Give the data again, word for word.

===== Supplied material

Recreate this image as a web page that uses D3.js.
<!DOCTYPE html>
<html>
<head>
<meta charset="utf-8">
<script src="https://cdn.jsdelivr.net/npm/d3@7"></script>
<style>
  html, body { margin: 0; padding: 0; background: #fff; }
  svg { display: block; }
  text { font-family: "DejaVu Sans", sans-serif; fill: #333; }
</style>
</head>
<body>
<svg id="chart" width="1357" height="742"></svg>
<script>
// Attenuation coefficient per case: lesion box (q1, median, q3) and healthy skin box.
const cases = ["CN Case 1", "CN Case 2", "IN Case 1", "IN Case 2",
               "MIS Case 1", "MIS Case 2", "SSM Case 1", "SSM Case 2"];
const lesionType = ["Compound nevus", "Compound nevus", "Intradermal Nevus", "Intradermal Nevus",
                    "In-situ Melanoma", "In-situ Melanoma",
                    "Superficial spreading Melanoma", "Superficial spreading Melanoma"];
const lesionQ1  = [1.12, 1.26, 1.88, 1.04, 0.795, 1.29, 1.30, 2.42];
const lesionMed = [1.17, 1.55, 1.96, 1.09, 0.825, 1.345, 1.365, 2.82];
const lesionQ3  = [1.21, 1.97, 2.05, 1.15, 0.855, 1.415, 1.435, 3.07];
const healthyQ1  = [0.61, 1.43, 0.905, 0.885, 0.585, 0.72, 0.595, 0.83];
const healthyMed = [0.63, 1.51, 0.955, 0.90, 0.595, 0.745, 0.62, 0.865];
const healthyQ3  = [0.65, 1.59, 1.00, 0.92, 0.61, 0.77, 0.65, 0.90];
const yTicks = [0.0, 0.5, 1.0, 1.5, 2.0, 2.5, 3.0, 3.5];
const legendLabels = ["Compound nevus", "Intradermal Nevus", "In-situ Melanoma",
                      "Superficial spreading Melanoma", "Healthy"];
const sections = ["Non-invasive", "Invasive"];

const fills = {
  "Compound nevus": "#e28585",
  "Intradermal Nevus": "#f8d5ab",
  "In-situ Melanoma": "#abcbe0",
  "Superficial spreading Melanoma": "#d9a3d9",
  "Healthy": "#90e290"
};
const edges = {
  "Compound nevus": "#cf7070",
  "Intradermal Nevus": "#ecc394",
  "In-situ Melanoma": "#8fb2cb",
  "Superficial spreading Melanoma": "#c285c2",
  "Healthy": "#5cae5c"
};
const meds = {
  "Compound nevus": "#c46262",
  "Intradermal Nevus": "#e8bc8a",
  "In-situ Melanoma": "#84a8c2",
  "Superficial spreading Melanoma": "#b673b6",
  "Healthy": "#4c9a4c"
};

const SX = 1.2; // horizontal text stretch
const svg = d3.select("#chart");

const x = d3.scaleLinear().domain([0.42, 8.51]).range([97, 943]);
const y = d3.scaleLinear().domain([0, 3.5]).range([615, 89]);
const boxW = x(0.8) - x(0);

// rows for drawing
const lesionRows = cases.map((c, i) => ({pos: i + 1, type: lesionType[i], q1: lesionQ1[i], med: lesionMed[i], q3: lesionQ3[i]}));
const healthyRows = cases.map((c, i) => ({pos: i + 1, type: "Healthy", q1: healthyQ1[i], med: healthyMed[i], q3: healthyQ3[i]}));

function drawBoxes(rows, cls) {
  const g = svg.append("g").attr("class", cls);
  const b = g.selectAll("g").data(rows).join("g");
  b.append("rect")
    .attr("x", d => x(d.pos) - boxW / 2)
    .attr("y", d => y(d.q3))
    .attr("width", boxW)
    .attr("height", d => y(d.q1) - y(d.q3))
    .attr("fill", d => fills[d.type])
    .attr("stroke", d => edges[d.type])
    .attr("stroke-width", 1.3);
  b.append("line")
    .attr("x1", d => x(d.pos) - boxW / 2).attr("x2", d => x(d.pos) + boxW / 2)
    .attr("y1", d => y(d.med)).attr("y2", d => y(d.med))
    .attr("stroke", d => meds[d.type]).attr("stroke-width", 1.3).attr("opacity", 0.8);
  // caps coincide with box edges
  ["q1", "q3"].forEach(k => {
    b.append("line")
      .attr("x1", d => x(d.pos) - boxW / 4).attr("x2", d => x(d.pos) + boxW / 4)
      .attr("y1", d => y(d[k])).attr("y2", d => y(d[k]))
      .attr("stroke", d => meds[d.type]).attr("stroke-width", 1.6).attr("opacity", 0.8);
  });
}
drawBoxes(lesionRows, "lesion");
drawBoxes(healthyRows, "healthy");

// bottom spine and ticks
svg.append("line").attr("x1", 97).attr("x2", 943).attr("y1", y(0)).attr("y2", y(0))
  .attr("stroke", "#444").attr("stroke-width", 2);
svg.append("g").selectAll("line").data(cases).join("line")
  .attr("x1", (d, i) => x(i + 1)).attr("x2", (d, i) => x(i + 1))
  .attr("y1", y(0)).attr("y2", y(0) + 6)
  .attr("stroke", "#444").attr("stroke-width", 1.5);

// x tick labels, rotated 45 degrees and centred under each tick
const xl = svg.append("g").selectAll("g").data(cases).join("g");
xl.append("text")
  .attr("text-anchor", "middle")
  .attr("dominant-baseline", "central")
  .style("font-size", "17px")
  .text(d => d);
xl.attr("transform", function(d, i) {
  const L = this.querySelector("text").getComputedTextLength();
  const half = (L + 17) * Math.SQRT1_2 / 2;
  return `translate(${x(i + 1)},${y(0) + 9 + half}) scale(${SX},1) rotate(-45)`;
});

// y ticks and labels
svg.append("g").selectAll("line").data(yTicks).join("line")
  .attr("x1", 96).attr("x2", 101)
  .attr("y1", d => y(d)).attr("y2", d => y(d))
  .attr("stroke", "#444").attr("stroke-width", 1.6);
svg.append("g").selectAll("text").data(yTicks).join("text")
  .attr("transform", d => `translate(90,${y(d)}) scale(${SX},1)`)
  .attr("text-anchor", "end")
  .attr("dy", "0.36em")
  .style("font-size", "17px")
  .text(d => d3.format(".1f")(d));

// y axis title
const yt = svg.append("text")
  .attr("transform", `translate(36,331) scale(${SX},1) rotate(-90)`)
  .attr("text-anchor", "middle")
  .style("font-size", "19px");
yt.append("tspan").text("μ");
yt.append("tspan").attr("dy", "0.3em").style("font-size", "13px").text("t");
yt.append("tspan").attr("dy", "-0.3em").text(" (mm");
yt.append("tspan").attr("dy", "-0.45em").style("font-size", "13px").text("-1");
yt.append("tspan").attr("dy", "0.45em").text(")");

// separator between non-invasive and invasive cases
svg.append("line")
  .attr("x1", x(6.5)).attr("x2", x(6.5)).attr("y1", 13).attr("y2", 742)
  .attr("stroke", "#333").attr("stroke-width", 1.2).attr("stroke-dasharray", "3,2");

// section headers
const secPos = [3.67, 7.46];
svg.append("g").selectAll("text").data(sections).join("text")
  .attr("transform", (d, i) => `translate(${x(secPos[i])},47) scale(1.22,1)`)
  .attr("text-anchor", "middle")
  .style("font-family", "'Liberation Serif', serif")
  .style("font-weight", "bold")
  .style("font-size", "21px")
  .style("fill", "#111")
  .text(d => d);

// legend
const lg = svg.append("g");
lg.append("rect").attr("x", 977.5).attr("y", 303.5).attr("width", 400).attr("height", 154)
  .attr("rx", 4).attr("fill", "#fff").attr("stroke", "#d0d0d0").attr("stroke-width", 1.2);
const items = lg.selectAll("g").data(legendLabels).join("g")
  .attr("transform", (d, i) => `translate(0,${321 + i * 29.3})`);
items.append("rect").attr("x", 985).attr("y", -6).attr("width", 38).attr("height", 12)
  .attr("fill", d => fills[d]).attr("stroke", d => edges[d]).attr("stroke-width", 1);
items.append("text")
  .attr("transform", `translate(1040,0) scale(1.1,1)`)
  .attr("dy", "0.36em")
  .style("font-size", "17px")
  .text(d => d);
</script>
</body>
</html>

==========

Correct result:
Recreate this image as a web page that uses D3.js.
<!DOCTYPE html>
<html>
<head>
<meta charset="utf-8">
<script src="https://cdn.jsdelivr.net/npm/d3@7"></script>
<style>
  html, body { margin: 0; padding: 0; background: #fff; }
  svg { display: block; }
  text { font-family: "DejaVu Sans", sans-serif; fill: #333; }
</style>
</head>
<body>
<svg id="chart" width="1357" height="742"></svg>
<script>
// Attenuation coefficient per case: lesion box (q1, median, q3) and healthy skin box.
const cases = ["CN Case 1", "CN Case 2", "IN Case 1", "IN Case 2",
               "MIS Case 1", "MIS Case 2", "SSM Case 1", "SSM Case 2"];
const lesionType = ["Compound nevus", "Compound nevus", "Intradermal Nevus", "Intradermal Nevus",
                    "In-situ Melanoma", "In-situ Melanoma",
                    "Superficial spreading Melanoma", "Superficial spreading Melanoma"];
const lesionQ1  = [1.12, 1.26, 1.88, 1.04, 0.795, 1.29, 1.30, 2.42];
const lesionMed = [1.17, 1.55, 1.96, 1.09, 0.825, 1.345, 1.365, 2.82];
const lesionQ3  = [1.21, 1.97, 2.05, 1.15, 0.855, 1.415, 1.435, 3.07];
const healthyQ1  = [0.61, 1.43, 0.905, 0.885, 0.585, 0.72, 0.595, 0.83];
const healthyMed = [0.63, 1.51, 0.955, 0.90, 0.595, 0.745, 0.62, 0.865];
const healthyQ3  = [0.65, 1.59, 1.00, 0.92, 0.61, 0.77, 0.65, 0.90];
const yTicks = [0.0, 0.5, 1.0, 1.5, 2.0, 2.5, 3.0, 3.5];
const legendLabels = ["Compound nevus", "Intradermal Nevus", "In-situ Melanoma",
                      "Superficial spreading Melanoma", "Healthy"];
const sections = ["Non-invasive", "Invasive"];

const fills = {
  "Compound nevus": "#e28585",
  "Intradermal Nevus": "#f8d5ab",
  "In-situ Melanoma": "#abcbe0",
  "Superficial spreading Melanoma": "#d9a3d9",
  "Healthy": "#90e290"
};
const edges = {
  "Compound nevus": "#cf7070",
  "Intradermal Nevus": "#ecc394",
  "In-situ Melanoma": "#8fb2cb",
  "Superficial spreading Melanoma": "#c285c2",
  "Healthy": "#5cae5c"
};
const meds = {
  "Compound nevus": "#c46262",
  "Intradermal Nevus": "#e8bc8a",
  "In-situ Melanoma": "#84a8c2",
  "Superficial spreading Melanoma": "#b673b6",
  "Healthy": "#4c9a4c"
};

const SX = 1.2; // horizontal text stretch
const svg = d3.select("#chart");

const x = d3.scaleLinear().domain([0.42, 8.51]).range([97, 943]);
const y = d3.scaleLinear().domain([0, 3.5]).range([615, 89]);
const boxW = x(0.8) - x(0);

// rows for drawing
const lesionRows = cases.map((c, i) => ({pos: i + 1, type: lesionType[i], q1: lesionQ1[i], med: lesionMed[i], q3: lesionQ3[i]}));
const healthyRows = cases.map((c, i) => ({pos: i + 1, type: "Healthy", q1: healthyQ1[i], med: healthyMed[i], q3: healthyQ3[i]}));

function drawBoxes(rows, cls) {
  const g = svg.append("g").attr("class", cls);
  const b = g.selectAll("g").data(rows).join("g");
  b.append("rect")
    .attr("x", d => x(d.pos) - boxW / 2)
    .attr("y", d => y(d.q3))
    .attr("width", boxW)
    .attr("height", d => y(d.q1) - y(d.q3))
    .attr("fill", d => fills[d.type])
    .attr("stroke", d => edges[d.type])
    .attr("stroke-width", 1.3);
  b.append("line")
    .attr("x1", d => x(d.pos) - boxW / 2).attr("x2", d => x(d.pos) + boxW / 2)
    .attr("y1", d => y(d.med)).attr("y2", d => y(d.med))
    .attr("stroke", d => meds[d.type]).attr("stroke-width", 1.3).attr("opacity", 0.8);
  // caps coincide with box edges
  ["q1", "q3"].forEach(k => {
    b.append("line")
      .attr("x1", d => x(d.pos) - boxW / 4).attr("x2", d => x(d.pos) + boxW / 4)
      .attr("y1", d => y(d[k])).attr("y2", d => y(d[k]))
      .attr("stroke", d => meds[d.type]).attr("stroke-width", 1.6).attr("opacity", 0.8);
  });
}
drawBoxes(lesionRows, "lesion");
drawBoxes(healthyRows, "healthy");

// bottom spine and ticks
svg.append("line").attr("x1", 97).attr("x2", 943).attr("y1", y(0)).attr("y2", y(0))
  .attr("stroke", "#444").attr("stroke-width", 2);
svg.append("g").selectAll("line").data(cases).join("line")
  .attr("x1", (d, i) => x(i + 1)).attr("x2", (d, i) => x(i + 1))
  .attr("y1", y(0)).attr("y2", y(0) + 6)
  .attr("stroke", "#444").attr("stroke-width", 1.5);

// x tick labels, rotated 45 degrees and centred under each tick
const xl = svg.append("g").selectAll("g").data(cases).join("g");
xl.append("text")
  .attr("text-anchor", "middle")
  .attr("dominant-baseline", "central")
  .style("font-size", "17px")
  .text(d => d);
xl.attr("transform", function(d, i) {
  const L = this.querySelector("text").getComputedTextLength();
  const half = (L + 17) * Math.SQRT1_2 / 2;
  return `translate(${x(i + 1)},${y(0) + 9 + half}) scale(${SX},1) rotate(-45)`;
});

// y ticks and labels
svg.append("g").selectAll("line").data(yTicks).join("line")
  .attr("x1", 96).attr("x2", 101)
  .attr("y1", d => y(d)).attr("y2", d => y(d))
  .attr("stroke", "#444").attr("stroke-width", 1.6);
svg.append("g").selectAll("text").data(yTicks).join("text")
  .attr("transform", d => `translate(90,${y(d)}) scale(${SX},1)`)
  .attr("text-anchor", "end")
  .attr("dy", "0.36em")
  .style("font-size", "17px")
  .text(d => d3.format(".1f")(d));

// y axis title
const yt = svg.append("text")
  .attr("transform", `translate(36,331) scale(${SX},1) rotate(-90)`)
  .attr("text-anchor", "middle")
  .style("font-size", "19px");
yt.append("tspan").text("μ");
yt.append("tspan").attr("dy", "0.3em").style("font-size", "13px").text("t");
yt.append("tspan").attr("dy", "-0.3em").text(" (mm");
yt.append("tspan").attr("dy", "-0.45em").style("font-size", "13px").text("-1");
yt.append("tspan").attr("dy", "0.45em").text(")");

// separator between non-invasive and invasive cases
svg.append("line")
  .attr("x1", x(6.5)).attr("x2", x(6.5)).attr("y1", 13).attr("y2", 742)
  .attr("stroke", "#333").attr("stroke-width", 1.2).attr("stroke-dasharray", "3,2");

// section headers
const secPos = [3.67, 7.46];
svg.append("g").selectAll("text").data(sections).join("text")
  .attr("transform", (d, i) => `translate(${x(secPos[i])},47) scale(1.22,1)`)
  .attr("text-anchor", "middle")
  .style("font-family", "'Liberation Serif', serif")
  .style("font-weight", "bold")
  .style("font-size", "21px")
  .style("fill", "#111")
  .text(d => d);

// legend
const lg = svg.append("g");
lg.append("rect").attr("x", 977.5).attr("y", 303.5).attr("width", 400).attr("height", 154)
  .attr("rx", 4).attr("fill", "#fff").attr("stroke", "#d0d0d0").attr("stroke-width", 1.2);
const items = lg.selectAll("g").data(legendLabels).join("g")
  .attr("transform", (d, i) => `translate(0,${321 + i * 29.3})`);
items.append("rect").attr("x", 985).attr("y", -6).attr("width", 38).attr("height", 12)
  .attr("fill", d => fills[d]).attr("stroke", d => edges[d]).attr("stroke-width", 1);
items.append("text")
  .attr("transform", `translate(1040,0) scale(1.1,1)`)
  .attr("dy", "0.36em")
  .style("font-size", "17px")
  .text(d => d);
</script>
</body>
</html>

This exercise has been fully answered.